→ **Short exercise**
Report how many lines contain "page", with no other words.

→ **Source records**
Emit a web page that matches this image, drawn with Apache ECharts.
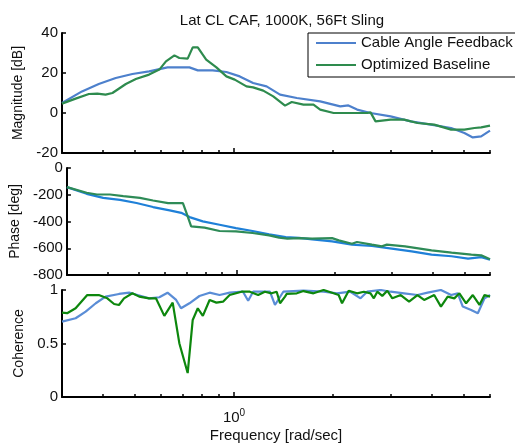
<!DOCTYPE html>
<html>
<head>
<meta charset="utf-8">
<script src="https://cdn.jsdelivr.net/npm/echarts@6/dist/echarts.min.js"></script>
<style>
  html, body { margin: 0; padding: 0; background: #fff; }
  #main { width: 515px; height: 447px; }
</style>
</head>
<body>
<div id="main"></div>
<script>
// magnitude [dB]
const magFreqCAF = [0.3, 0.345, 0.388, 0.437, 0.491, 0.552, 0.628, 0.732, 0.776, 0.861, 0.948, 1.041, 1.143, 1.256, 1.38, 1.552, 1.828, 2.104, 2.227, 2.367, 2.6, 2.993, 3.446, 3.966, 4.57, 5.015, 5.32, 5.64, 6.0]
const magCAF = [5, 10.8, 14.5, 17.5, 19.5, 20.8, 22.8, 22.8, 21.3, 21.3, 20.5, 18.3, 15, 13.3, 9.2, 7.5, 5.8, 3.3, 3.8, 1.7, 0, -1.7, -4.2, -5.8, -7.5, -10, -12.2, -11.7, -8.8]
const magFreqOpt = [0.3, 0.33, 0.362, 0.384, 0.407, 0.427, 0.469, 0.503, 0.552, 0.593, 0.621, 0.659, 0.682, 0.723, 0.749, 0.776, 0.823, 0.884, 0.948, 1.005, 1.091, 1.143, 1.227, 1.316, 1.429, 1.498, 1.626, 1.744, 1.828, 2.008, 2.258, 2.539, 2.6, 2.693, 2.993, 3.288, 3.611, 4.06, 4.57, 5.015, 5.382, 5.64, 6.0]
const magOpt = [4.7, 7.2, 9.5, 9.7, 9.2, 10, 14.5, 17, 19.2, 21.7, 25.8, 28.8, 27.5, 27.2, 32.8, 32.8, 26.7, 22.8, 18.3, 16.7, 13.3, 12.8, 11.2, 8.3, 3.7, 5.5, 4.2, 4.2, 1.7, 0, 0, 0, 0.3, -4.2, -3.3, -3.3, -5, -5.8, -8.3, -8.3, -7.5, -7.2, -6.3]

// phase [deg]
const phFreqCAF = [0.3, 0.345, 0.388, 0.437, 0.491, 0.552, 0.621, 0.674, 0.715, 0.785, 0.884, 0.993, 1.117, 1.256, 1.412, 1.552, 1.704, 1.962, 2.258, 2.6, 2.993, 3.446, 3.966, 4.57, 5.137, 5.64, 6.0]
const phCAF = [-143, -193, -223, -238, -262, -292, -317, -335, -367, -399, -424, -449, -471, -496, -516, -522, -534, -548, -573, -583, -603, -623, -648, -660, -678, -666, -685]
const phFreqOpt = [0.3, 0.345, 0.371, 0.407, 0.447, 0.503, 0.552, 0.614, 0.682, 0.698, 0.723, 0.795, 0.884, 0.993, 1.117, 1.256, 1.348, 1.429, 1.552, 1.704, 1.962, 2.056, 2.258, 2.339, 2.6, 2.79, 2.89, 3.288, 3.966, 4.57, 5.258, 5.64, 6.0]
const phOpt = [-143, -185, -198, -198, -210, -223, -243, -262, -262, -330, -437, -446, -471, -474, -486, -504, -521, -528, -524, -528, -524, -541, -566, -553, -573, -586, -573, -586, -616, -633, -648, -653, -683]

// coherence
const cohFreqCAF = [0.3, 0.33, 0.354, 0.38, 0.407, 0.447, 0.48, 0.509, 0.552, 0.593, 0.628, 0.667, 0.69, 0.732, 0.785, 0.843, 0.904, 0.97, 1.065, 1.104, 1.143, 1.286, 1.332, 1.412, 1.626, 1.872, 2.056, 2.258, 2.424, 2.539, 2.79, 2.993, 3.288, 3.611, 3.877, 4.256, 4.57, 4.787, 4.959, 5.258, 5.511, 5.774, 6.0]
const cohCAF = [0.705, 0.736, 0.798, 0.876, 0.938, 0.963, 0.975, 0.953, 0.922, 0.932, 0.975, 0.907, 0.829, 0.876, 0.944, 0.975, 0.953, 0.975, 0.984, 0.9, 0.984, 0.984, 0.86, 0.984, 0.995, 0.984, 0.969, 0.984, 0.922, 0.984, 1.0, 0.984, 0.969, 0.953, 0.975, 1.0, 0.953, 0.969, 0.845, 0.814, 0.783, 0.922, 0.953]
const cohFreqOpt = [0.3, 0.311, 0.33, 0.358, 0.388, 0.412, 0.432, 0.447, 0.463, 0.491, 0.515, 0.552, 0.579, 0.614, 0.651, 0.682, 0.723, 0.749, 0.776, 0.804, 0.843, 0.884, 0.926, 0.97, 1.054, 1.117, 1.184, 1.241, 1.301, 1.348, 1.38, 1.429, 1.446, 1.552, 1.626, 1.744, 1.872, 2.008, 2.08, 2.13, 2.232, 2.367, 2.481, 2.6, 2.661, 2.726, 2.823, 2.924, 3.029, 3.212, 3.405, 3.611, 3.784, 4.06, 4.256, 4.462, 4.674, 4.842, 5.076, 5.32, 5.574, 5.774, 6.0]
const cohOpt = [0.788, 0.783, 0.829, 0.953, 0.953, 0.922, 0.869, 0.86, 0.922, 0.969, 0.938, 0.922, 0.922, 0.758, 0.882, 0.503, 0.224, 0.72, 0.829, 0.758, 0.907, 0.882, 0.891, 0.953, 0.984, 0.984, 0.953, 0.984, 0.969, 0.984, 0.876, 0.938, 0.963, 0.969, 0.99, 0.969, 1.0, 0.969, 0.953, 0.876, 0.993, 0.969, 0.984, 0.969, 0.922, 0.984, 0.945, 0.993, 0.922, 0.953, 0.891, 0.953, 0.907, 0.953, 0.845, 0.938, 0.922, 0.969, 0.876, 0.953, 0.86, 0.953, 0.938]

const minorTicks = [0.3, 0.4, 0.5, 0.6, 0.7, 0.8, 0.9, 1, 2, 3, 4, 5, 6]
const nameCAF = 'Cable Angle Feedback'
const nameOpt = 'Optimized Baseline'

const font = 'Liberation Sans, Arial, sans-serif'

function pairs(f, v) {
  return f.map((x, i) => [x, v[i]])
}

const grids = [
  { left: 62, top: 33, width: 428, height: 120 },
  { left: 62, top: 168, width: 428, height: 107 },
  { left: 62, top: 290, width: 428, height: 107 }
]

let xAxes = []
grids.forEach((g, i) => {
  // small ticks
  xAxes.push({
    type: 'log', gridIndex: i, position: 'bottom', min: 0.3, max: 6,
    axisLine: { show: true, onZero: false, lineStyle: { color: '#000', width: 2 } },
    axisTick: { show: true, inside: true, length: 3, customValues: minorTicks, lineStyle: { color: '#000', width: 1.5 } },
    axisLabel: { show: false },
    splitLine: { show: false }
  })
  // bigger tick at 10^0
  xAxes.push({
    type: 'log', gridIndex: i, position: 'bottom', min: 0.3, max: 6,
    axisLine: { show: false, onZero: false },
    axisTick: { show: true, inside: true, length: 5, customValues: [1], lineStyle: { color: '#000', width: 1.5 } },
    axisLabel: i == 2 ? {
      show: true, customValues: [1], margin: 11,
      formatter: () => '{b|10}{s|0}',
      rich: {
        b: { fontSize: 15, fontFamily: font, color: '#111' },
        s: { fontSize: 10, fontFamily: font, color: '#111', padding: [0, 0, 9, 0] }
      }
    } : { show: false },
    splitLine: { show: false },
    name: i == 2 ? 'Frequency [rad/sec]' : '',
    nameLocation: 'middle', nameGap: 31,
    nameTextStyle: { fontSize: 15, fontFamily: font, color: '#111' }
  })
})

function yAxis(i, min, max, interval, name, gap) {
  return {
    type: 'value', gridIndex: i, min: min, max: max, interval: interval,
    axisLine: { show: true, lineStyle: { color: '#000', width: 2 } },
    axisTick: { show: true, inside: true, length: 4, lineStyle: { color: '#000', width: 1.5 } },
    axisLabel: { fontSize: 15, fontFamily: font, color: '#111', margin: 4 },
    splitLine: { show: false },
    name: name, nameLocation: 'middle', nameGap: gap,
    nameTextStyle: { fontSize: 14, fontFamily: font, color: '#111' }
  }
}

function line(name, xi, yi, data, color) {
  return {
    name: name, type: 'line', xAxisIndex: xi, yAxisIndex: yi,
    data: data, symbol: 'none', showSymbol: false,
    lineStyle: { width: 2.2, color: color },
    itemStyle: { color: color }
  }
}

const chart = echarts.init(document.getElementById('main'))
chart.setOption({
  animation: false,
  backgroundColor: '#fff',
  title: {
    text: 'Lat CL CAF, 1000K, 56Ft Sling',
    left: 277, top: 8, textAlign: 'center',
    textStyle: { fontSize: 15, fontWeight: 'normal', fontFamily: font, color: '#111' }
  },
  legend: {
    data: [nameCAF, nameOpt],
    orient: 'vertical', left: 308, top: 33,
    icon: 'rect', itemWidth: 40, itemHeight: 2, itemGap: 6,
    padding: [2, 10, 4, 8],
    borderColor: '#000', borderWidth: 1, backgroundColor: '#fff',
    textStyle: { fontSize: 15, lineHeight: 16, fontFamily: font, color: '#111' }
  },
  grid: grids,
  xAxis: xAxes,
  yAxis: [
    yAxis(0, -20, 40, 20, 'Magnitude [dB]', 35),
    yAxis(1, -800, 0, 200, 'Phase [deg]', 41),
    yAxis(2, 0, 1, 0.5, 'Coherence', 35)
  ],
  series: [
    line(nameCAF, 0, 0, pairs(magFreqCAF, magCAF), '#4d80cc'),
    line(nameOpt, 0, 0, pairs(magFreqOpt, magOpt), '#2e8b4e'),
    line(nameCAF, 2, 1, pairs(phFreqCAF, phCAF), '#1f80d8'),
    line(nameOpt, 2, 1, pairs(phFreqOpt, phOpt), '#2e8b57'),
    line(nameCAF, 4, 2, pairs(cohFreqCAF, cohCAF), '#5a8dd6'),
    line(nameOpt, 4, 2, pairs(cohFreqOpt, cohOpt), '#0d870d')
  ]
})
</script>
</body>
</html>
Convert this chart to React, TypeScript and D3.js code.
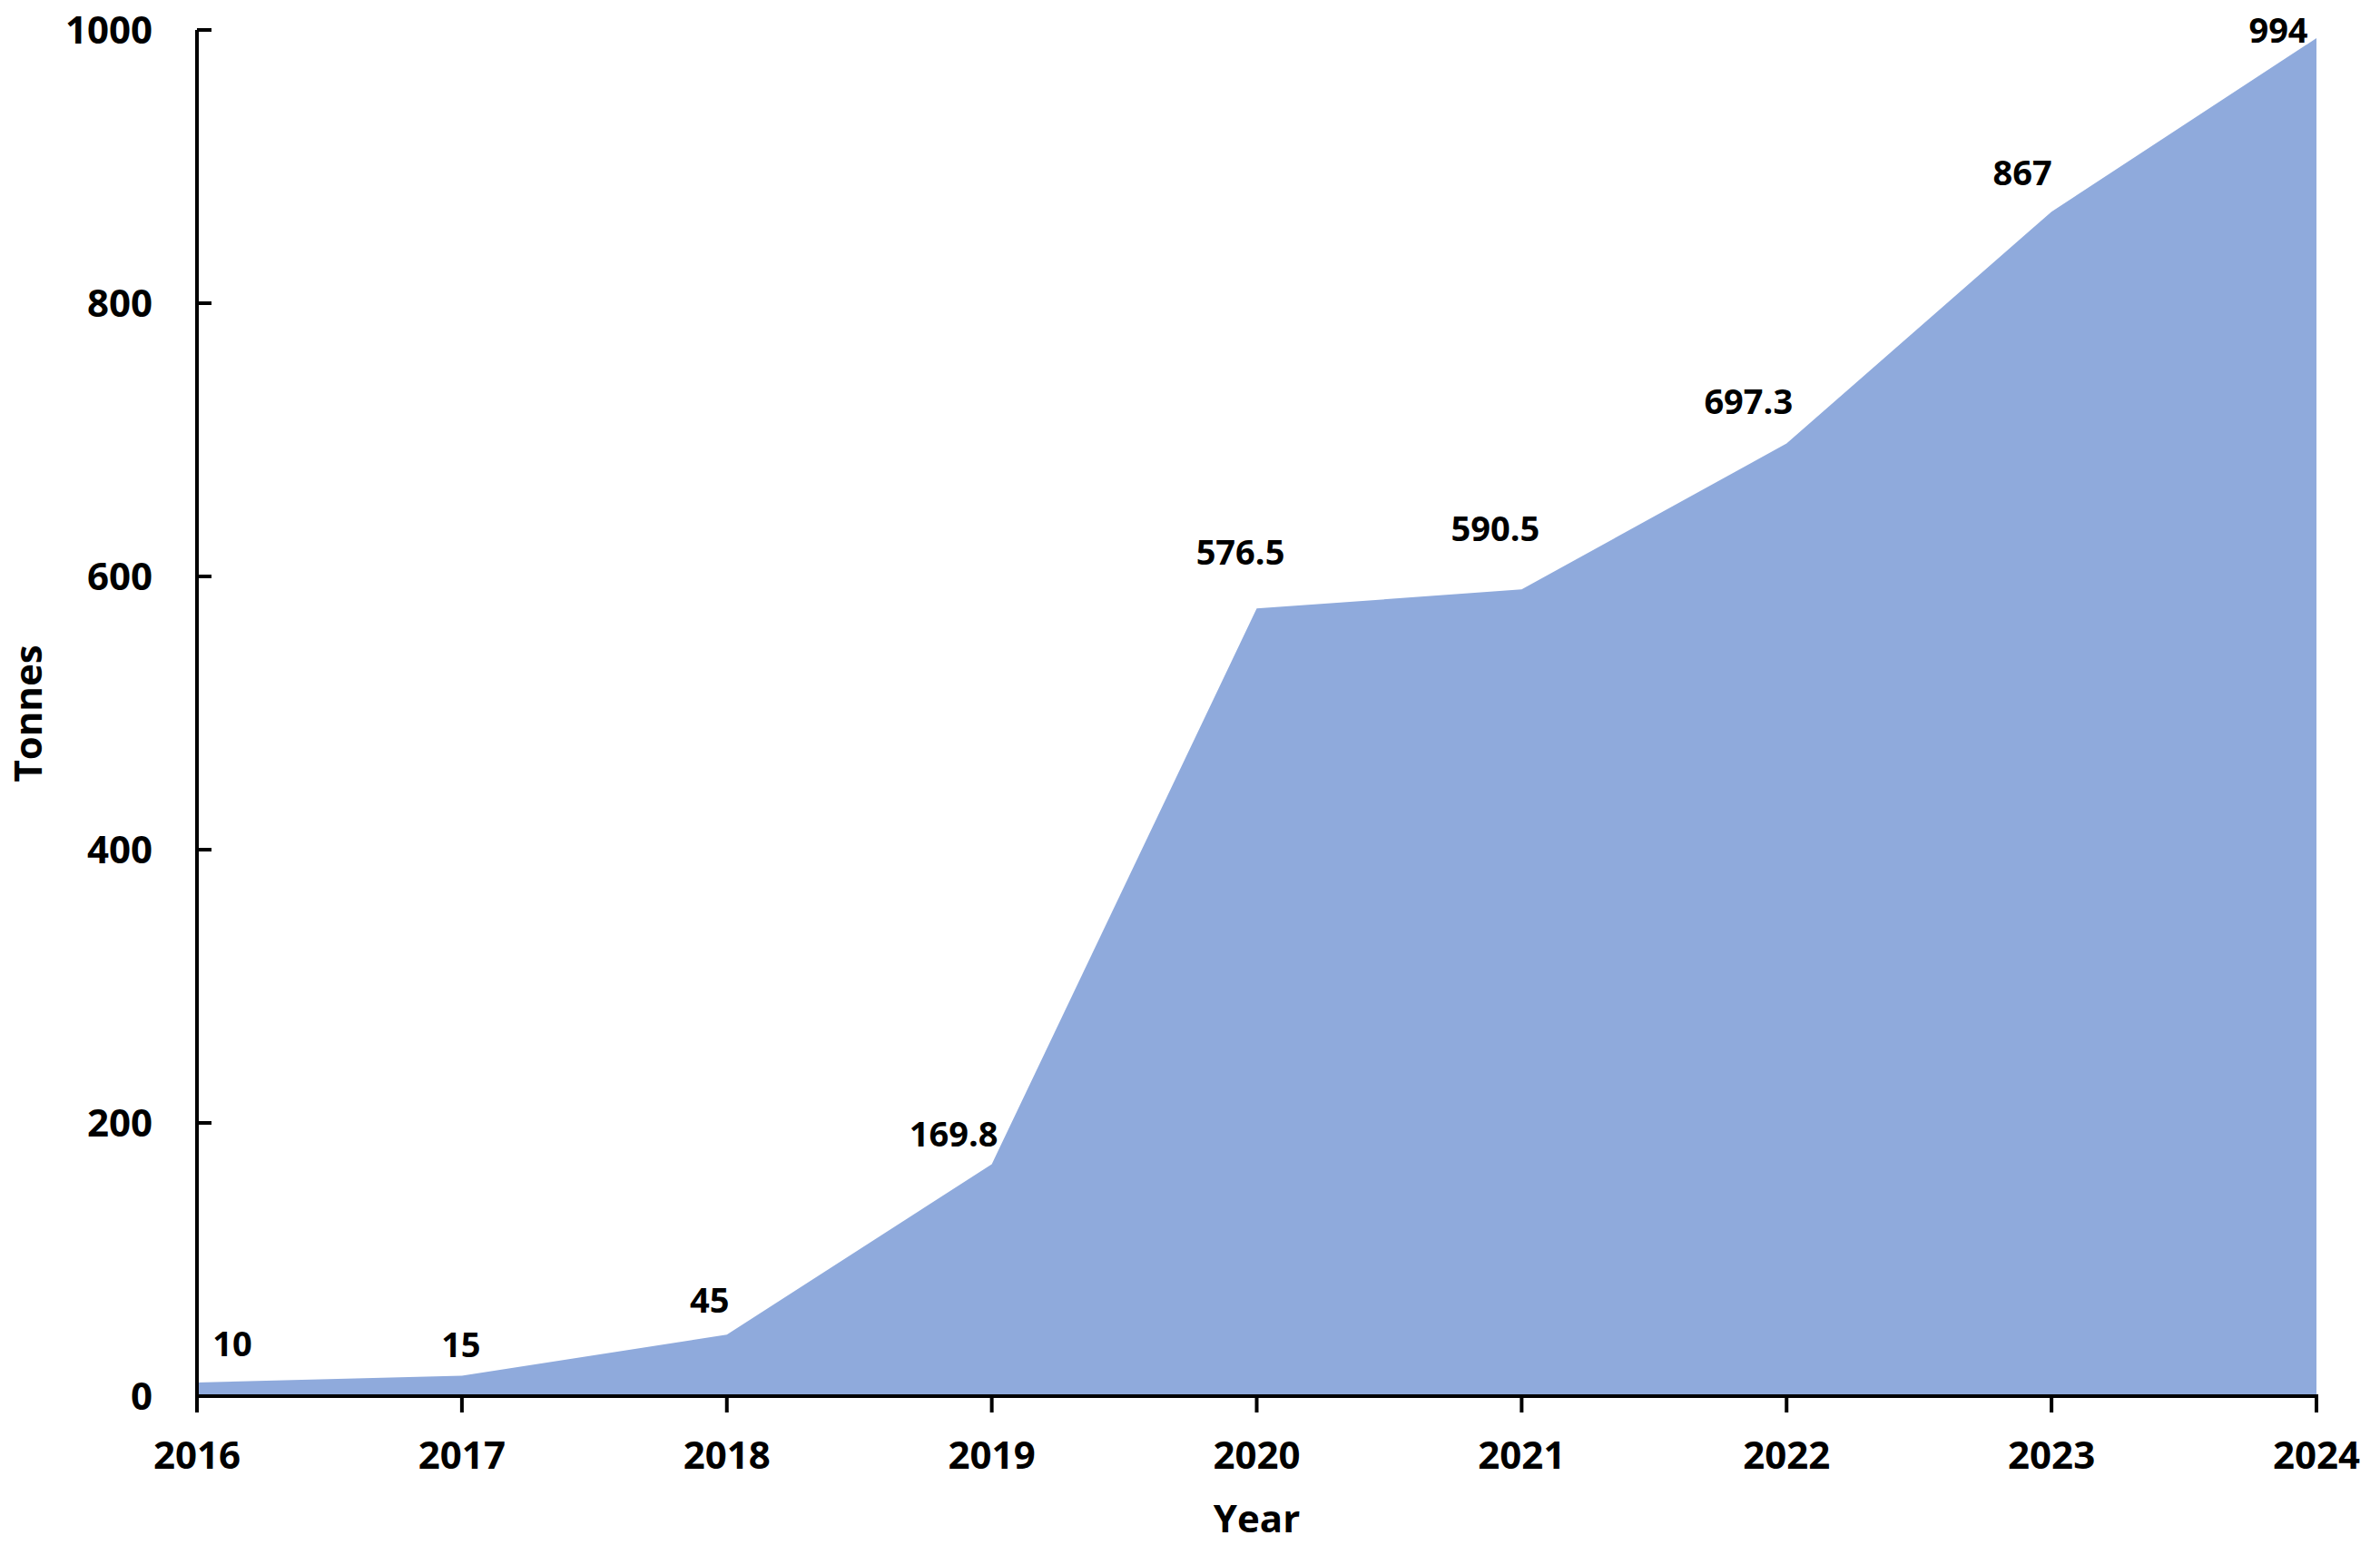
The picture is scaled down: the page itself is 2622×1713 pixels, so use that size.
import React from "react";
import * as d3 from "d3";

const years = [2016, 2017, 2018, 2019, 2020, 2021, 2022, 2023, 2024];
const tonnes = [10, 15, 45, 169.8, 576.5, 590.5, 697.3, 867, 994];
const valueLabels = ["10", "15", "45", "169.8", "576.5", "590.5", "697.3", "867", "994"];
const yTicks = [0, 200, 400, 600, 800, 1000];
// manual label nudges (dx, dy) relative to each point, as in the original
const labelNudgeX = [39, -1, -19, -42, -18, -29, -42, -32, -42];
const labelNudgeY = [-43, -34, -38, -33, -62, -67, -46, -43, -9];

const W = 2622;
const H = 1713;
const FONT = "'Open Sans', 'Noto Sans', sans-serif";

export default function App() {
  const x = d3.scaleLinear().domain([2016, 2024]).range([217, 2552]);
  const y = d3.scaleLinear().domain([0, 1000]).range([1538, 33]);
  const data = years.map((yr, i) => ({ yr, v: tonnes[i] }));
  const area = d3
    .area<{ yr: number; v: number }>()
    .x((d) => x(d.yr))
    .y0(y(0))
    .y1((d) => y(d.v));

  const tickFs = 42;
  const labFs = 38;
  const x0 = x(2016);
  const y0 = y(0);

  return (
    <div style={{ position: "absolute", left: 0, top: 0, width: W, height: H, background: "#fff" }}>
      <svg width={W} height={H} style={{ display: "block" }}>
        <rect x={0} y={0} width={W} height={H} fill="#ffffff" />
        <path d={area(data) || ""} fill="#8FAADC" stroke="none" />

        {/* value labels */}
        {data.map((d, i) => (
          <text
            key={"lab" + i}
            x={x(d.yr) + labelNudgeX[i]}
            y={y(d.v) + labelNudgeY[i] + labFs * 0.357}
            textAnchor="middle"
            fontFamily={FONT}
            fontWeight={700}
            fontSize={labFs}
            fill="#000"
          >
            {valueLabels[i]}
          </text>
        ))}

        {/* y axis */}
        <line x1={x0} x2={x0} y1={y(1000)} y2={y0 + 2} stroke="#000" strokeWidth={4} />
        {yTicks.map((t) => (
          <g key={"yt" + t}>
            <line x1={x0} x2={x0 + 16} y1={y(t)} y2={y(t)} stroke="#000" strokeWidth={4} />
            <text
              x={168}
              y={y(t) + tickFs * 0.357}
              textAnchor="end"
              fontFamily={FONT}
              fontWeight={700}
              fontSize={tickFs}
              fill="#000"
            >
              {t}
            </text>
          </g>
        ))}

        {/* x axis */}
        <line x1={x0 - 2} x2={x(2024) + 2} y1={y0} y2={y0} stroke="#000" strokeWidth={4} />
        {years.map((yr) => (
          <g key={"xt" + yr}>
            <line x1={x(yr)} x2={x(yr)} y1={y0} y2={y0 + 18} stroke="#000" strokeWidth={4} />
            <text
              x={x(yr)}
              y={1618}
              textAnchor="middle"
              fontFamily={FONT}
              fontWeight={700}
              fontSize={tickFs}
              fill="#000"
            >
              {yr}
            </text>
          </g>
        ))}

        {/* axis titles */}
        <text
          x={(x(2016) + x(2024)) / 2}
          y={1688}
          textAnchor="middle"
          fontFamily={FONT}
          fontWeight={700}
          fontSize={tickFs}
          fill="#000"
        >
          Year
        </text>
        <text
          transform={`translate(46, ${786}) rotate(-90)`}
          textAnchor="middle"
          fontFamily={FONT}
          fontWeight={700}
          fontSize={tickFs}
          fill="#000"
        >
          Tonnes
        </text>
      </svg>
    </div>
  );
}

→ **The response**
2